Jessica Jones, ce nouveau chapitre est également une histoire de reconstruc­tion. Plus encore que la violence qui gangrène les rues du quartier ou les sombres manoeuvres qui se trament dans ses hautes sphères, c’est une noirceur intérieure que les personnage­s doivent affronter, celle qu’exhalent leurs propres traumas ou qui en recouvre la béance. Histoire d’origines ébréchées pour Luke Cage : entre un père irresponsa­ble et un demi-frère psychopath­e, une acquisitio­n douloureus­e du pouvoir superhéroï­que ; acceptatio­n du handicap pour Misty Knight, amputée d’un bras dans The Defenders, et d’une détresse personnell­e profonde pour l’infirmière Claire Temple.

Quand elle devient trop pénétrante, cette noirceur dissout peu à peu les vies profession­nelles (le difficile retour de Misty au commissari­at) ou amoureuses (la relation heurtée entre Claire et Luke) et s’infiltre sournoisem­ent jusqu’aux replis de l’âme les plus secrets. La guérison passe par un lent travail d’acceptatio­n et de compréhens­ion de la blessure, pendant traditionn­el du “don” superhéroï­que qui a trouvé dans Incassable et Split de M. Night Shyamalan sa formulatio­n la plus limpide : “The broken are more evolved.” Elle s’affirme également par un retour aux sources familiales, restaurati­on de racines rongées par la rancune et le remords : c’est un père apparemmen­t assagi qui tente de renouer avec Luke Cage, et le retour d’une fille perdue de vue qui renforce Mariah Dillard dans sa toute-puissance.
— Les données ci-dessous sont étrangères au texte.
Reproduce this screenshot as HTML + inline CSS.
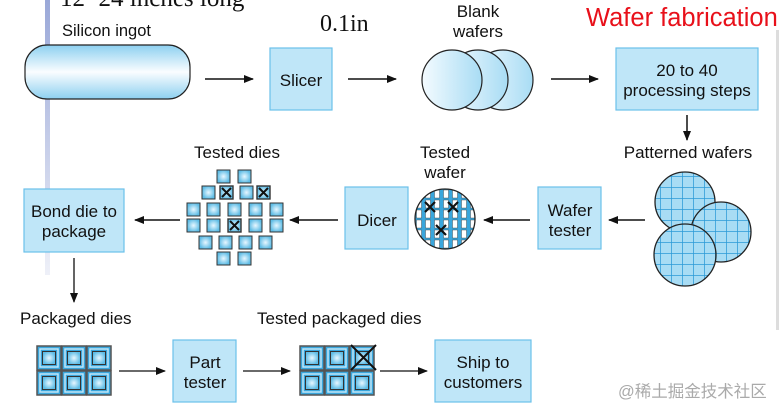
<!DOCTYPE html>
<html><head><meta charset="utf-8"><style>
html,body{margin:0;padding:0;background:#fff;width:779px;height:414px;overflow:hidden}
svg{display:block}
text{font-family:"Liberation Sans",Arial,sans-serif;fill:#111}
</style></head><body>
<svg width="779" height="414" viewBox="0 0 779 414" xmlns="http://www.w3.org/2000/svg">
<defs>
<linearGradient id="bar" x1="0" y1="0" x2="0" y2="1"><stop offset="0" stop-color="#9aa8d8"/><stop offset="1" stop-color="#eef0f8"/></linearGradient>
<linearGradient id="ing" x1="0" y1="0" x2="0" y2="1"><stop offset="0" stop-color="#8dd0f0"/><stop offset="0.5" stop-color="#fafdff"/><stop offset="1" stop-color="#8dd0f0"/></linearGradient>
<linearGradient id="wf" x1="0" y1="0" x2="1" y2="0"><stop offset="0" stop-color="#f4fbff"/><stop offset="1" stop-color="#a8dcf4"/></linearGradient>
<radialGradient id="sq"><stop offset="0" stop-color="#e8f7ff"/><stop offset="1" stop-color="#5fbde6"/></radialGradient>
<pattern id="grid" width="11" height="11" patternUnits="userSpaceOnUse"><rect width="11" height="11" fill="#a8dcf4"/><path d="M0 0H11M0 0V11" stroke="#2a9ad6" stroke-width="1.5"/></pattern>
<pattern id="tw" x="415" y="189" width="9" height="10" patternUnits="userSpaceOnUse"><rect width="9" height="10" fill="#3aa6dc"/><rect x="1.5" y="1" width="5" height="8" fill="#fff" stroke="#333" stroke-width="0.4"/></pattern>
<marker id="ah" markerWidth="10" markerHeight="8" refX="9" refY="4" orient="auto" markerUnits="userSpaceOnUse"><path d="M0 0L10 4L0 8z" fill="#111"/></marker>
<g id="d"><rect x="0" y="0" width="13" height="13" fill="url(#sq)" stroke="#333" stroke-width="1"/></g>
<g id="dx"><rect x="0" y="0" width="13" height="13" fill="url(#sq)" stroke="#333" stroke-width="1.4"/><path d="M2 2L11 11M11 2L2 11" stroke="#111" stroke-width="2"/></g>
<g id="p"><rect x="0" y="0" width="24" height="24" fill="#3aa6dc" stroke="#555" stroke-width="1.5"/><rect x="3" y="3" width="18" height="18" fill="none" stroke="#bfe6f8" stroke-width="1.5"/><rect x="5.5" y="5.5" width="13" height="13" fill="url(#sq)" stroke="#333" stroke-width="1"/></g>
</defs>
<rect x="45" y="0" width="5" height="275" fill="url(#bar)"/>
<rect x="776" y="30" width="3" height="300" fill="#ddd"/>
<text x="60" y="6" font-size="25" style="font-family:'Liberation Serif',serif">12~24 inches long</text>
<text x="320" y="31" font-size="24" style="font-family:'Liberation Serif',serif">0.1in</text>
<text x="586" y="26" font-size="25.5" style="fill:#e8101a">Wafer fabrication</text>

<text x="62" y="36" font-size="16.5">Silicon ingot</text>
<rect x="25" y="45" width="165" height="54" rx="22" fill="url(#ing)" stroke="#222" stroke-width="1.2"/>
<line x1="205" y1="79" x2="253" y2="79" stroke="#111" stroke-width="1.5" marker-end="url(#ah)"/>
<rect x="270" y="48" width="62" height="62" fill="#bfe6f8" stroke="#6cc0ea" stroke-width="1.2"/>
<text x="301" y="86" font-size="17" text-anchor="middle">Slicer</text>
<line x1="348" y1="79" x2="396" y2="79" stroke="#111" stroke-width="1.5" marker-end="url(#ah)"/>
<text x="478" y="17" font-size="17" text-anchor="middle">Blank</text>
<text x="478" y="37" font-size="17" text-anchor="middle">wafers</text>
<circle cx="503" cy="80" r="30" fill="url(#wf)" stroke="#222" stroke-width="1.2"/>
<circle cx="478" cy="80" r="30" fill="url(#wf)" stroke="#222" stroke-width="1.2"/>
<circle cx="452" cy="80" r="30" fill="url(#wf)" stroke="#222" stroke-width="1.2"/>
<line x1="551" y1="79" x2="598" y2="79" stroke="#111" stroke-width="1.5" marker-end="url(#ah)"/>
<rect x="616" y="48" width="142" height="62" fill="#bfe6f8" stroke="#6cc0ea" stroke-width="1.2"/>
<text x="687" y="76" font-size="17" text-anchor="middle">20 to 40</text>
<text x="687" y="96" font-size="17" text-anchor="middle">processing steps</text>
<line x1="687" y1="115" x2="687" y2="140" stroke="#111" stroke-width="1.5" marker-end="url(#ah)"/>
<text x="688" y="158" font-size="17" text-anchor="middle">Patterned wafers</text>
<circle cx="685" cy="202" r="30" fill="url(#grid)" stroke="#222" stroke-width="1.3"/>
<circle cx="721" cy="232" r="30" fill="url(#grid)" stroke="#222" stroke-width="1.3"/>
<circle cx="685" cy="255" r="31" fill="url(#grid)" stroke="#222" stroke-width="1.3"/>
<line x1="645" y1="220" x2="609" y2="220" stroke="#111" stroke-width="1.5" marker-end="url(#ah)"/>
<rect x="538" y="187" width="63" height="62" fill="#bfe6f8" stroke="#6cc0ea" stroke-width="1.2"/>
<text x="570" y="216" font-size="17" text-anchor="middle">Wafer</text>
<text x="570" y="236" font-size="17" text-anchor="middle">tester</text>
<line x1="530" y1="220" x2="484" y2="220" stroke="#111" stroke-width="1.5" marker-end="url(#ah)"/>
<text x="445" y="158" font-size="17" text-anchor="middle">Tested</text>
<text x="445" y="178" font-size="17" text-anchor="middle">wafer</text>
<circle cx="445" cy="219" r="30" fill="url(#tw)" stroke="#222" stroke-width="1.3"/>
<g stroke="#111" stroke-width="2.2"><path d="M425 202l10 10M435 202l-10 10M448 202l10 10M458 202l-10 10M436 225l10 10M446 225l-10 10"/></g>
<rect x="345" y="187" width="63" height="62" fill="#bfe6f8" stroke="#6cc0ea" stroke-width="1.2"/>
<text x="377" y="226" font-size="17" text-anchor="middle">Dicer</text>
<line x1="338" y1="220" x2="290" y2="220" stroke="#111" stroke-width="1.5" marker-end="url(#ah)"/>
<text x="237" y="158" font-size="17" text-anchor="middle">Tested dies</text>
<use href="#d" x="217" y="170"/><use href="#d" x="238" y="170"/>
<use href="#d" x="202" y="186"/><use href="#dx" x="220" y="186"/><use href="#d" x="240" y="186"/><use href="#dx" x="257" y="186"/>
<use href="#d" x="187" y="203"/><use href="#d" x="207" y="203"/><use href="#d" x="228" y="203"/><use href="#d" x="249" y="203"/><use href="#d" x="270" y="203"/>
<use href="#d" x="187" y="219"/><use href="#d" x="207" y="219"/><use href="#dx" x="228" y="219"/><use href="#d" x="249" y="219"/><use href="#d" x="270" y="219"/>
<use href="#d" x="199" y="236"/><use href="#d" x="219" y="236"/><use href="#d" x="239" y="236"/><use href="#d" x="259" y="236"/>
<use href="#d" x="217" y="252"/><use href="#d" x="238" y="252"/>
<line x1="180" y1="220" x2="135" y2="220" stroke="#111" stroke-width="1.5" marker-end="url(#ah)"/>
<rect x="24" y="189" width="100" height="63" fill="#bfe6f8" stroke="#6cc0ea" stroke-width="1.2"/>
<text x="74" y="217" font-size="17" text-anchor="middle">Bond die to</text>
<text x="74" y="237" font-size="17" text-anchor="middle">package</text>
<line x1="74" y1="258" x2="74" y2="302" stroke="#111" stroke-width="1.3" marker-end="url(#ah)"/>
<text x="20" y="324" font-size="17">Packaged dies</text>
<text x="257" y="324" font-size="17">Tested packaged dies</text>
<use href="#p" x="37" y="346"/><use href="#p" x="62" y="346"/><use href="#p" x="87" y="346"/>
<use href="#p" x="37" y="371"/><use href="#p" x="62" y="371"/><use href="#p" x="87" y="371"/>
<line x1="119" y1="371" x2="165" y2="371" stroke="#111" stroke-width="1.3" marker-end="url(#ah)"/>
<rect x="173" y="340" width="63" height="62" fill="#bfe6f8" stroke="#6cc0ea" stroke-width="1.2"/>
<text x="205" y="368" font-size="17" text-anchor="middle">Part</text>
<text x="205" y="388" font-size="17" text-anchor="middle">tester</text>
<line x1="243" y1="371" x2="290" y2="371" stroke="#111" stroke-width="1.3" marker-end="url(#ah)"/>
<use href="#p" x="300" y="346"/><use href="#p" x="325" y="346"/><use href="#p" x="350" y="346"/>
<use href="#p" x="300" y="371"/><use href="#p" x="325" y="371"/><use href="#p" x="350" y="371"/>
<path d="M351 345L376 370M376 345L351 370" stroke="#111" stroke-width="2"/>
<line x1="380" y1="371" x2="427" y2="371" stroke="#111" stroke-width="1.3" marker-end="url(#ah)"/>
<rect x="435" y="340" width="96" height="62" fill="#bfe6f8" stroke="#6cc0ea" stroke-width="1.2"/>
<text x="483" y="368" font-size="17" text-anchor="middle">Ship to</text>
<text x="483" y="388" font-size="17" text-anchor="middle">customers</text>
<text x="618" y="397" font-size="16.5" style="fill:#aaa;font-family:'Liberation Sans','Noto Sans CJK SC',sans-serif">@稀土掘金技术社区</text>
</svg>
</body></html>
HÉROS D’UN QUARTIER, EMBLÈME

D’UNE COMMUNAUTÉ

Plus qu’un justicier solitaire,

Luke Cage semble indissocia­ble du quartier dans lequel il officie. Une des affiches promotionn­elles de la saison figure à juste titre le personnage portant Harlem sur son dos comme un Hercule des temps modernes, et la série se démarque avant tout par son ancrage géographiq­ue. A travers des espaces clés fonctionna­nt comme de véritables polariseur­s dramatique­s (le salon de coiffure, le commissari­at et surtout le Harlem Paradise, écrin versatile d’incroyable­s concerts filmés comme des tueries des plus sanglantes) s’opère l’autopsie d’un espace en pleine mutation. Les investisse­ments et projets de rénovation urbaine côtoient la précarité la plus extrême, et la gentrifica­tion galopante se heurte à un protection­nisme inquiet, incarné dans sa forme la plus extrême par le “Preserve Harlem black” de Mariah Dillard.

L’une des plus belles idées de ces nouveaux épisodes est de confronter Luke Cage à la dépossessi­on progressiv­e de son image : on mesure ses performanc­es physiques, on l’exhibe comme une bête de foire, on le suit à la trace grâce à une applicatio­n mobile et on en recycle les atours en produits dérivés. Si violente soit cette expropriat­ion, elle dessine en creux un fascinant passage de l’individu à la communauté, qui permet d’en mettre en lumière les blessures et aspiration­s.